## Begin DATA IN THIS EXERCISE

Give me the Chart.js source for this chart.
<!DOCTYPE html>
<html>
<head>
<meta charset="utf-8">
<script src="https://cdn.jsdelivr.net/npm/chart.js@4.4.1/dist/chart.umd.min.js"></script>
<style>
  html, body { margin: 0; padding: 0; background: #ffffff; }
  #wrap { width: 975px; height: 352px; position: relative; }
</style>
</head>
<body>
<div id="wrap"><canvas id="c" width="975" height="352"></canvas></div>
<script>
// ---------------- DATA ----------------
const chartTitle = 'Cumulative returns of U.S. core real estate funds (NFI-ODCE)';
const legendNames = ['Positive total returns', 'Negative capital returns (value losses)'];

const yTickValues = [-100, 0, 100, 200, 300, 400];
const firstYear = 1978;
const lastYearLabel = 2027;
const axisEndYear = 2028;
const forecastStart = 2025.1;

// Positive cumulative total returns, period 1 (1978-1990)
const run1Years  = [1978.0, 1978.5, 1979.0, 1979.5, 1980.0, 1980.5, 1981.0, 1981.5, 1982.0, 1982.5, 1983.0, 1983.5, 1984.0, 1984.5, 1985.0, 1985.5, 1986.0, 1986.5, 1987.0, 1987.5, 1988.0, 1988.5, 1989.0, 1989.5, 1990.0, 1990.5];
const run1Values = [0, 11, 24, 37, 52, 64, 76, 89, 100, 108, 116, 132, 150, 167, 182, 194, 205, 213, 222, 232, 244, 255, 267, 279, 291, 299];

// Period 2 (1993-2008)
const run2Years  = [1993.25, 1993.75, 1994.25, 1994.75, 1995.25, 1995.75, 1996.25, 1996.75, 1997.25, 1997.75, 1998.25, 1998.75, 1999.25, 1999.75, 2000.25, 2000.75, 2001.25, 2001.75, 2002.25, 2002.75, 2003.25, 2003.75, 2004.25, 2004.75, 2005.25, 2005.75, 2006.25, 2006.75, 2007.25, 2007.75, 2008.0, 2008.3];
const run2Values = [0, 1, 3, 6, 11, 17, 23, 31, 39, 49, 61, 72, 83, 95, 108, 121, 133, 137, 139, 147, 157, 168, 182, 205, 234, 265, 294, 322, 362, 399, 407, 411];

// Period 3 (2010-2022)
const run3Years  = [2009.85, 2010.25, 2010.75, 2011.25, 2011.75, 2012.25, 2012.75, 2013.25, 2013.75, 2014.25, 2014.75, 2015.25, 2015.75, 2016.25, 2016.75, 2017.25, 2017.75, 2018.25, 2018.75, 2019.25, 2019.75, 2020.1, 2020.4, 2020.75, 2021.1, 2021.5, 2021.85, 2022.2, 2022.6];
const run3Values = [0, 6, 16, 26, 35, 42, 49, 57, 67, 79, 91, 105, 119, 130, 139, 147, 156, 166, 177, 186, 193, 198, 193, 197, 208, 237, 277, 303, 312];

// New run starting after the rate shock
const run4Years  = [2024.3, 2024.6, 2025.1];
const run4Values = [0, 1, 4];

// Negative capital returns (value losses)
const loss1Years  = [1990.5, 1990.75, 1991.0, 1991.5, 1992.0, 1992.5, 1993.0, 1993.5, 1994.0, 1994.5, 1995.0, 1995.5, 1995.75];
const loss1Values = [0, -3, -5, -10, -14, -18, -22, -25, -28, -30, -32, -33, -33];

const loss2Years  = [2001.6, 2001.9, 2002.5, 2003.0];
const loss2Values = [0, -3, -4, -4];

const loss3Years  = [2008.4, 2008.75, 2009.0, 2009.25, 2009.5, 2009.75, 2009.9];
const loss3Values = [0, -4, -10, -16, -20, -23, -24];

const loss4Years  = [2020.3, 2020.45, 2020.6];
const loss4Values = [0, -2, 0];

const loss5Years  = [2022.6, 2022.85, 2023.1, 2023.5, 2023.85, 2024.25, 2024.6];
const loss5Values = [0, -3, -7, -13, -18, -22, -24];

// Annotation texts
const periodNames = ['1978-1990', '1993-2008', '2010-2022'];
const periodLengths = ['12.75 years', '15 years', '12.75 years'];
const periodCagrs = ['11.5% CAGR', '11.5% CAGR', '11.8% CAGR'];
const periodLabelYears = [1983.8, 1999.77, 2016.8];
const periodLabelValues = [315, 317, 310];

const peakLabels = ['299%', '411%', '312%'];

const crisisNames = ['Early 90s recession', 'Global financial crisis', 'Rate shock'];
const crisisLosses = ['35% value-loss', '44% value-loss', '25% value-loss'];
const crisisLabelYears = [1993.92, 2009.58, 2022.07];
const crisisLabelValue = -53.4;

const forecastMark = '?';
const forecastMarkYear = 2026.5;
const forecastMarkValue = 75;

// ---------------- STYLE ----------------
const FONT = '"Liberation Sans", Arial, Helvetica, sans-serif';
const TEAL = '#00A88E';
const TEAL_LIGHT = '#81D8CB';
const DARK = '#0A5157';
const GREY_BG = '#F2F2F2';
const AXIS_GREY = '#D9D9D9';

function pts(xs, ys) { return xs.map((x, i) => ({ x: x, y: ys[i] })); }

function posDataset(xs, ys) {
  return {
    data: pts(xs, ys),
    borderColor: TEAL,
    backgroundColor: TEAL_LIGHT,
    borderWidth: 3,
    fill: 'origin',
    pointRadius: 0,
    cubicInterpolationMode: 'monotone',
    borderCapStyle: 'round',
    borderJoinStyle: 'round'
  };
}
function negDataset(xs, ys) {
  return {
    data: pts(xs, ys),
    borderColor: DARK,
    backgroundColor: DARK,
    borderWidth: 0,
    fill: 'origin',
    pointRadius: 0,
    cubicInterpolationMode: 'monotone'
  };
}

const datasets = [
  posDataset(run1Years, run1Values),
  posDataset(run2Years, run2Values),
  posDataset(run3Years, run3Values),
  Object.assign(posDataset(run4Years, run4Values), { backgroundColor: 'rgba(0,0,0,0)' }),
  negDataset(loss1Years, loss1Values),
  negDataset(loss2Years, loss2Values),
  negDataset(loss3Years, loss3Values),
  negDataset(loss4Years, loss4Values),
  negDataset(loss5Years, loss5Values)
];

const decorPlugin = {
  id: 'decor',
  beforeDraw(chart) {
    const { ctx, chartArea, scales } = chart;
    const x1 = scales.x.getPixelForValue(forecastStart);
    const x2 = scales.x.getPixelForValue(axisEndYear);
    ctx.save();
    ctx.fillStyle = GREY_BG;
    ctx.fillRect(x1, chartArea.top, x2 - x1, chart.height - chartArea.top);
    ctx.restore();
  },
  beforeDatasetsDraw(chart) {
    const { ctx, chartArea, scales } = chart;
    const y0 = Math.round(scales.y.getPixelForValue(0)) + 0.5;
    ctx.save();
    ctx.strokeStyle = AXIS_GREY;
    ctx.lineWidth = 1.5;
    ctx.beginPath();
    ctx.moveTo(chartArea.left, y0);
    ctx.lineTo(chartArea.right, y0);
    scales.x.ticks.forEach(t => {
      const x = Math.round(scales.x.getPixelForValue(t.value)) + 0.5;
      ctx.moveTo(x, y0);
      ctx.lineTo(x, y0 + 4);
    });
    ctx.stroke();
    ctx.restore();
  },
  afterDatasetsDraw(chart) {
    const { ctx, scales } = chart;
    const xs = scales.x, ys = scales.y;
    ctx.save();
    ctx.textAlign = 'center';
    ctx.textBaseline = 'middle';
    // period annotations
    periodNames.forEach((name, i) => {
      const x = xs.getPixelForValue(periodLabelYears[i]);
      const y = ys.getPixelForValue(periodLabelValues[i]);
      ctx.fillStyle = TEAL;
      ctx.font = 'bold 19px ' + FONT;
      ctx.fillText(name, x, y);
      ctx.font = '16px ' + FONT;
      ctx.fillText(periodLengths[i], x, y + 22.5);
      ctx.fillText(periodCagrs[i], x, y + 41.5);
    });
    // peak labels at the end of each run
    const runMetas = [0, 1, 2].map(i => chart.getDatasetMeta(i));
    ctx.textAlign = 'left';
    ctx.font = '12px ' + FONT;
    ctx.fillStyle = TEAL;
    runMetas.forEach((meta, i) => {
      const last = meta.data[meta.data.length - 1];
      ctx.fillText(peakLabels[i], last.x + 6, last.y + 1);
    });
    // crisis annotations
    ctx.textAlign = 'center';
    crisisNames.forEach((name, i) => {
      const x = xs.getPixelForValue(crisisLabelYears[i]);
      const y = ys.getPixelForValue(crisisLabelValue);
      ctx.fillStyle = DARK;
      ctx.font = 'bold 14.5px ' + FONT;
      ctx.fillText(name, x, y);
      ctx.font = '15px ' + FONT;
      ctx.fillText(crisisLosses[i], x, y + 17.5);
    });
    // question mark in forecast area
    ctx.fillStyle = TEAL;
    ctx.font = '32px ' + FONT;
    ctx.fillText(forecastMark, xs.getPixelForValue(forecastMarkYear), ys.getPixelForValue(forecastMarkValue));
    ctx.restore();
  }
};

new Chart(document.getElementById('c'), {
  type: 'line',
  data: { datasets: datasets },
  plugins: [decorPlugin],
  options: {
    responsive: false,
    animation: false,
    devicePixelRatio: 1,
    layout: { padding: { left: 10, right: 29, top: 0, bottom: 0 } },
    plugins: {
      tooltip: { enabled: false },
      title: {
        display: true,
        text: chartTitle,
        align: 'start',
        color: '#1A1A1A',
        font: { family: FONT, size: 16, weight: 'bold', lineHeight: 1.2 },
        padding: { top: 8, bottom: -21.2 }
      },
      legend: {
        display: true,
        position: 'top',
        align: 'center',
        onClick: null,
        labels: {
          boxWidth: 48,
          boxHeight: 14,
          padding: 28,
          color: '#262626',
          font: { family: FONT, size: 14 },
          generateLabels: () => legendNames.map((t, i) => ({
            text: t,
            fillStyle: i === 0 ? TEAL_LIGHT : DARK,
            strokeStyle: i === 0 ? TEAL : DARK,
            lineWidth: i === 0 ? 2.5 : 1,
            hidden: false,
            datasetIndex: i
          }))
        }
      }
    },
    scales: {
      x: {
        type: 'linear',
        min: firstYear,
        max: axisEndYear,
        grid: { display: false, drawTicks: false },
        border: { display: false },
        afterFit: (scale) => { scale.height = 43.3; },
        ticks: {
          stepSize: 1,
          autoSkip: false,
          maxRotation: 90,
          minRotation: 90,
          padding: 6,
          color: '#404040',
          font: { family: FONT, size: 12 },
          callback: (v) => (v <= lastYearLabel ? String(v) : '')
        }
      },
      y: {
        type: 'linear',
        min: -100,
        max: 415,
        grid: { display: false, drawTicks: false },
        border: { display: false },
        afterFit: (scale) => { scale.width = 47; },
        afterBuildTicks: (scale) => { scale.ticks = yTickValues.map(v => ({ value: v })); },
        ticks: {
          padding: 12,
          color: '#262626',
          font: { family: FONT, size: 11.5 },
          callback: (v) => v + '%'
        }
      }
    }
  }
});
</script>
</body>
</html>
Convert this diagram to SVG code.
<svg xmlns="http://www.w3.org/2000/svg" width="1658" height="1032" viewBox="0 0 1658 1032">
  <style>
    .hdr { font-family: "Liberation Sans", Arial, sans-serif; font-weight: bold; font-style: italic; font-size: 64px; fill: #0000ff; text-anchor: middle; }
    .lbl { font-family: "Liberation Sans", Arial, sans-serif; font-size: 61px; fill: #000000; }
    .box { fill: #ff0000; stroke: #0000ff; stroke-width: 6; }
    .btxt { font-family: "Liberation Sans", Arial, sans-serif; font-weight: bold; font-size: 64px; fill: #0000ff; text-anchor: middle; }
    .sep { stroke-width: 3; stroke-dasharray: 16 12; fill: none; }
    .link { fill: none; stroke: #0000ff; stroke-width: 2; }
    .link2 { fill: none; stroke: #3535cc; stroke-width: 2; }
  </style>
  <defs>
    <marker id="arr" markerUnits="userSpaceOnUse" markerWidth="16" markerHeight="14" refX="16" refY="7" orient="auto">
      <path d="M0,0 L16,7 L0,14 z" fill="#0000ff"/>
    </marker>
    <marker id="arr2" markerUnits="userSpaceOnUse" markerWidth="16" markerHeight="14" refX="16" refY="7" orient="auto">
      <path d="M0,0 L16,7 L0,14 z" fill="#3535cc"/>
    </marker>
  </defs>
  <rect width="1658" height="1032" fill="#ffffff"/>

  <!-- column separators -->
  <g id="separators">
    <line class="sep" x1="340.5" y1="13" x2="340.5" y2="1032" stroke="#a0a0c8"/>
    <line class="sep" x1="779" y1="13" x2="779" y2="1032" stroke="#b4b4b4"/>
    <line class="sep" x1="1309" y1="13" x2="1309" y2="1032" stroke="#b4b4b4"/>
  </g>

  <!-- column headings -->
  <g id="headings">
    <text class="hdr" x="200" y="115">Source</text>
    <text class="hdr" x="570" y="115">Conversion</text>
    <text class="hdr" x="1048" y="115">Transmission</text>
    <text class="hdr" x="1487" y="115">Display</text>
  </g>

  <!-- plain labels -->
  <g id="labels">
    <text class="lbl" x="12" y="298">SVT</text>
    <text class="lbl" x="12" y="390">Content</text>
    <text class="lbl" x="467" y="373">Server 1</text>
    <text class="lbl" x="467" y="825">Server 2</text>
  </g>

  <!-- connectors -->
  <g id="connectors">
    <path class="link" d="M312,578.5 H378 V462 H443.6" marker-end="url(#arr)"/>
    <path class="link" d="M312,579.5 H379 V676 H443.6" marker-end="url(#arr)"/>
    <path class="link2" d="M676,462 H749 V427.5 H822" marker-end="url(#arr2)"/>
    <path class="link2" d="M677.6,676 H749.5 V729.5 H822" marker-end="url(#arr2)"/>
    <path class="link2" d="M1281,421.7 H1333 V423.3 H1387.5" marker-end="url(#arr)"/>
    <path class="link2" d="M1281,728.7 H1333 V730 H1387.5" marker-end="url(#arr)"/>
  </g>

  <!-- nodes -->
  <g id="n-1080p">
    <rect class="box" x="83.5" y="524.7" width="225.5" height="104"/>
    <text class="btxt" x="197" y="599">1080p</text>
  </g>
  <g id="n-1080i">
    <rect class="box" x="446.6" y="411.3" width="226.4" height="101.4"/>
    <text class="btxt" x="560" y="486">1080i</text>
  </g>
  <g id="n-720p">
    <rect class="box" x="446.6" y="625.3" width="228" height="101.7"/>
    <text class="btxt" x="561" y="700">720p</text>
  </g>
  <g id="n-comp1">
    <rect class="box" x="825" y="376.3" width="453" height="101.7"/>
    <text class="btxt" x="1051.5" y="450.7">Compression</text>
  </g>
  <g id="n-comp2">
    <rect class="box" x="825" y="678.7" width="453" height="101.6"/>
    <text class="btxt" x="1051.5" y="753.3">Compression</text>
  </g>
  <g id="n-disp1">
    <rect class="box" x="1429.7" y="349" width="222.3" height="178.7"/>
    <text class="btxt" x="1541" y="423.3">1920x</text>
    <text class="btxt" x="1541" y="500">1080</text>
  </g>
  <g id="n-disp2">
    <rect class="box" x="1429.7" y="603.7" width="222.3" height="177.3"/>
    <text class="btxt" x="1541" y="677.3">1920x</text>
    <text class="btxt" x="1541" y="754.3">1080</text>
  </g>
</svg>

## End DATA IN THIS EXERCISE

■ **EXERCISE**: From the top of the listing above, restate each line word for word up to and including the line with "399, 407, 411];"; add nothing else.

■ **ANSWER IN FULL**:
Give me the Chart.js source for this chart.
<!DOCTYPE html>
<html>
<head>
<meta charset="utf-8">
<script src="https://cdn.jsdelivr.net/npm/chart.js@4.4.1/dist/chart.umd.min.js"></script>
<style>
  html, body { margin: 0; padding: 0; background: #ffffff; }
  #wrap { width: 975px; height: 352px; position: relative; }
</style>
</head>
<body>
<div id="wrap"><canvas id="c" width="975" height="352"></canvas></div>
<script>
// ---------------- DATA ----------------
const chartTitle = 'Cumulative returns of U.S. core real estate funds (NFI-ODCE)';
const legendNames = ['Positive total returns', 'Negative capital returns (value losses)'];

const yTickValues = [-100, 0, 100, 200, 300, 400];
const firstYear = 1978;
const lastYearLabel = 2027;
const axisEndYear = 2028;
const forecastStart = 2025.1;

// Positive cumulative total returns, period 1 (1978-1990)
const run1Years  = [1978.0, 1978.5, 1979.0, 1979.5, 1980.0, 1980.5, 1981.0, 1981.5, 1982.0, 1982.5, 1983.0, 1983.5, 1984.0, 1984.5, 1985.0, 1985.5, 1986.0, 1986.5, 1987.0, 1987.5, 1988.0, 1988.5, 1989.0, 1989.5, 1990.0, 1990.5];
const run1Values = [0, 11, 24, 37, 52, 64, 76, 89, 100, 108, 116, 132, 150, 167, 182, 194, 205, 213, 222, 232, 244, 255, 267, 279, 291, 299];

// Period 2 (1993-2008)
const run2Years  = [1993.25, 1993.75, 1994.25, 1994.75, 1995.25, 1995.75, 1996.25, 1996.75, 1997.25, 1997.75, 1998.25, 1998.75, 1999.25, 1999.75, 2000.25, 2000.75, 2001.25, 2001.75, 2002.25, 2002.75, 2003.25, 2003.75, 2004.25, 2004.75, 2005.25, 2005.75, 2006.25, 2006.75, 2007.25, 2007.75, 2008.0, 2008.3];
const run2Values = [0, 1, 3, 6, 11, 17, 23, 31, 39, 49, 61, 72, 83, 95, 108, 121, 133, 137, 139, 147, 157, 168, 182, 205, 234, 265, 294, 322, 362, 399, 407, 411];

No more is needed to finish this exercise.